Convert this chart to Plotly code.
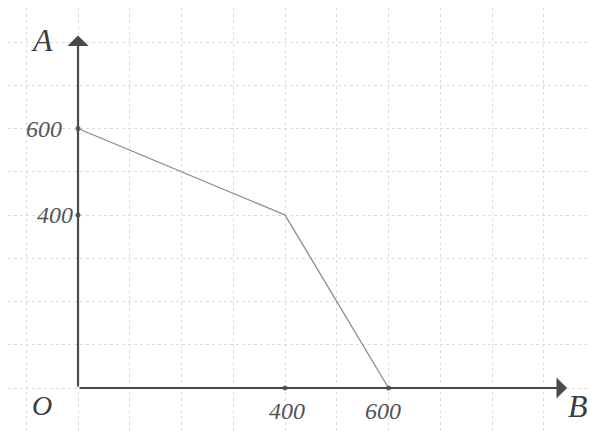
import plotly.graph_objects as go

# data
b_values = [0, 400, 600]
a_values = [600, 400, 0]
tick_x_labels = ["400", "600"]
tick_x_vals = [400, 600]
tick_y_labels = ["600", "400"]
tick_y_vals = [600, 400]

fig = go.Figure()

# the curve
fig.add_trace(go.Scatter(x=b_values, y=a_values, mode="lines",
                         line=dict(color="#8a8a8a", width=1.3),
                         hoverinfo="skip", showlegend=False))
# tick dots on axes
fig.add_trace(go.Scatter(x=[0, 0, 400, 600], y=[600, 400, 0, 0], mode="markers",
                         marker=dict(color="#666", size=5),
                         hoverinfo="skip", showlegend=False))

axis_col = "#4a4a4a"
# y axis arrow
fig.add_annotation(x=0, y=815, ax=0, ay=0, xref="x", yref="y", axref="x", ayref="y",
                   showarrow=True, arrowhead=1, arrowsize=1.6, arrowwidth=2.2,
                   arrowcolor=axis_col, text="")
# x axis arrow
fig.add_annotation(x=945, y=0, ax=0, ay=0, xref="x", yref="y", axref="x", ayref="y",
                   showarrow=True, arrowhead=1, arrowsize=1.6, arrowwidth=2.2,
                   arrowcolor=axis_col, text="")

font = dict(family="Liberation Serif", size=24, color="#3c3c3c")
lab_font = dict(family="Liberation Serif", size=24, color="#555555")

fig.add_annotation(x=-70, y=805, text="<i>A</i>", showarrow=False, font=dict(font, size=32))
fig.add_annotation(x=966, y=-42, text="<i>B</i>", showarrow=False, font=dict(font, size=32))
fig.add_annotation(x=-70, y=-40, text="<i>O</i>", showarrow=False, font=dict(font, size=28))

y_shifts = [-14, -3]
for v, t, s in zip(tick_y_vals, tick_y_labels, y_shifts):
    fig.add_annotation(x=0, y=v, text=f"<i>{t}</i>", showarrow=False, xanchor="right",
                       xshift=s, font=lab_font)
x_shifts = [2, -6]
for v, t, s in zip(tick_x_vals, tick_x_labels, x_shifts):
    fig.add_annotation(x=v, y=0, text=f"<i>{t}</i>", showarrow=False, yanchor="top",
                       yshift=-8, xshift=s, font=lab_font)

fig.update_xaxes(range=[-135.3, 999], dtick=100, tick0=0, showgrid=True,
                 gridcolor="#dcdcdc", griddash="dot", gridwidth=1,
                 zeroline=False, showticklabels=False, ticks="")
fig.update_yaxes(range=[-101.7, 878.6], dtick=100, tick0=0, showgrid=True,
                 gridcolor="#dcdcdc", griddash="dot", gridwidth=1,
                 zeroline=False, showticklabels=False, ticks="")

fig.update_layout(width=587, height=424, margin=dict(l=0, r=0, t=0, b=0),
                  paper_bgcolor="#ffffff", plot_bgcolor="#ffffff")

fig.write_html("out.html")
---
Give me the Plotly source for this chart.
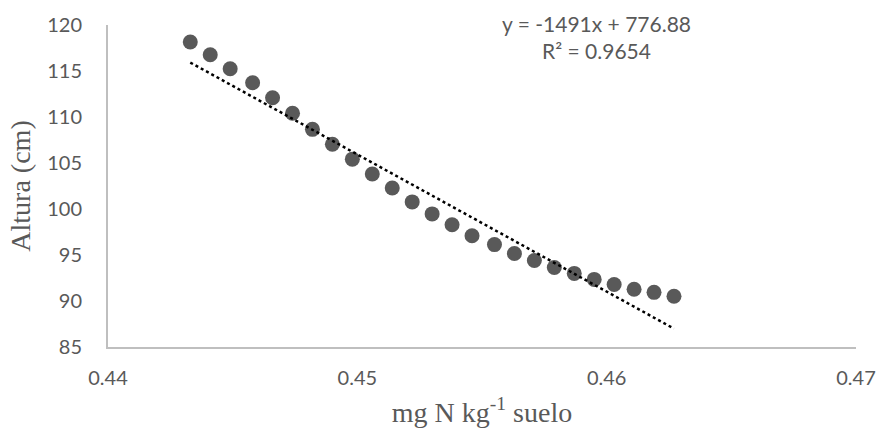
---
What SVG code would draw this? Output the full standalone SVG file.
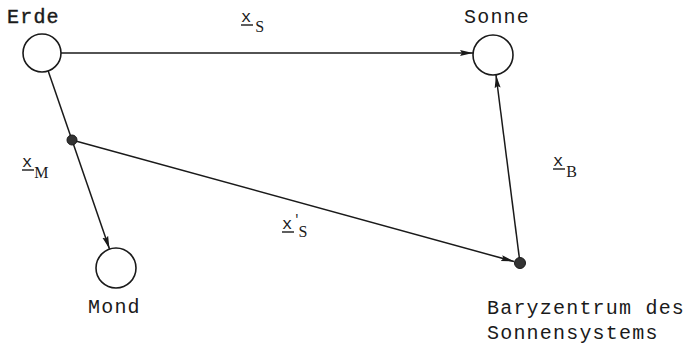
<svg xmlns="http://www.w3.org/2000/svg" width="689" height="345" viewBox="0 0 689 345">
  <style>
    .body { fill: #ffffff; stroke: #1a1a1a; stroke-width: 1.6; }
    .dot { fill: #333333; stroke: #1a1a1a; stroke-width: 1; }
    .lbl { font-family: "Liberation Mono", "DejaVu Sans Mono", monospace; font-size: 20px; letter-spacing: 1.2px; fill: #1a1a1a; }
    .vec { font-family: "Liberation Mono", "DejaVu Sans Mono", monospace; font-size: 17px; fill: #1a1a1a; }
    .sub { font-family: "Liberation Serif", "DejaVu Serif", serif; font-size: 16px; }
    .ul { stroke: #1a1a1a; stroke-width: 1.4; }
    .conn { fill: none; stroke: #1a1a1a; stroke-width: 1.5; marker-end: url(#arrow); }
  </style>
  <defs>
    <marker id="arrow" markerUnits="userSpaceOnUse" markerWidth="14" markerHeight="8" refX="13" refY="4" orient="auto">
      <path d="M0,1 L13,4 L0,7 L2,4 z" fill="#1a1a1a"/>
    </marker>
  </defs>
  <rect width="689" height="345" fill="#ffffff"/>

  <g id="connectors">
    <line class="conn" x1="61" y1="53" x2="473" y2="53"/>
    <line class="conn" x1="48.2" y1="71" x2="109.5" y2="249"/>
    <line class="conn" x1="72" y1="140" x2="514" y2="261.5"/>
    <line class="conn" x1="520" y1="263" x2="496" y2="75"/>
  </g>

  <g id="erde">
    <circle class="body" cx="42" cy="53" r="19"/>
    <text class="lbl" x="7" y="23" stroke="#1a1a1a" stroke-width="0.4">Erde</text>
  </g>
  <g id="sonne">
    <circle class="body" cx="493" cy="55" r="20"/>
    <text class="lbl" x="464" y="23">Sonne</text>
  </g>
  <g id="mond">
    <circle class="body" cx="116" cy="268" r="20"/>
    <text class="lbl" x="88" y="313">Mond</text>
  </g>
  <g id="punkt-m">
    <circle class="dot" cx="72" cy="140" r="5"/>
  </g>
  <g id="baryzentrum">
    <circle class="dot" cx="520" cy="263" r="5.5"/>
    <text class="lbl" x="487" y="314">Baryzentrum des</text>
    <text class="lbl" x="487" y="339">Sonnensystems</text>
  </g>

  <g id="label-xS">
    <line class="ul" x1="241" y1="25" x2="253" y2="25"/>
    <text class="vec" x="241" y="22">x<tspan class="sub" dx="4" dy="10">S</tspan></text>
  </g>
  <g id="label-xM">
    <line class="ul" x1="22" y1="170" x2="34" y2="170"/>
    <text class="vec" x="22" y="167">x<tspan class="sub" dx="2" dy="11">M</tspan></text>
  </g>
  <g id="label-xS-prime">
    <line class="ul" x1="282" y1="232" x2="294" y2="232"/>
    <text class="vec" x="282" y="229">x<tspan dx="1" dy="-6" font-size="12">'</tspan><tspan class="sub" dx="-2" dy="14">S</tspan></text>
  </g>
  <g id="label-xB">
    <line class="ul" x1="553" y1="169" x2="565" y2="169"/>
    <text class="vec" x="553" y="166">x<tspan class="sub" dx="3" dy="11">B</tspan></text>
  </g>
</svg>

Directions for this task: From the records above, give again only the part that opens with the line containing "Convert this chart to Plotly code." and closes with the line containing "fig = go.Figure()". Keep both ends but drop the pictures.

Solution for this problem:
Convert this chart to Plotly code.
import plotly.graph_objects as go

# data
b_values = [0, 400, 600]
a_values = [600, 400, 0]
tick_x_labels = ["400", "600"]
tick_x_vals = [400, 600]
tick_y_labels = ["600", "400"]
tick_y_vals = [600, 400]

fig = go.Figure()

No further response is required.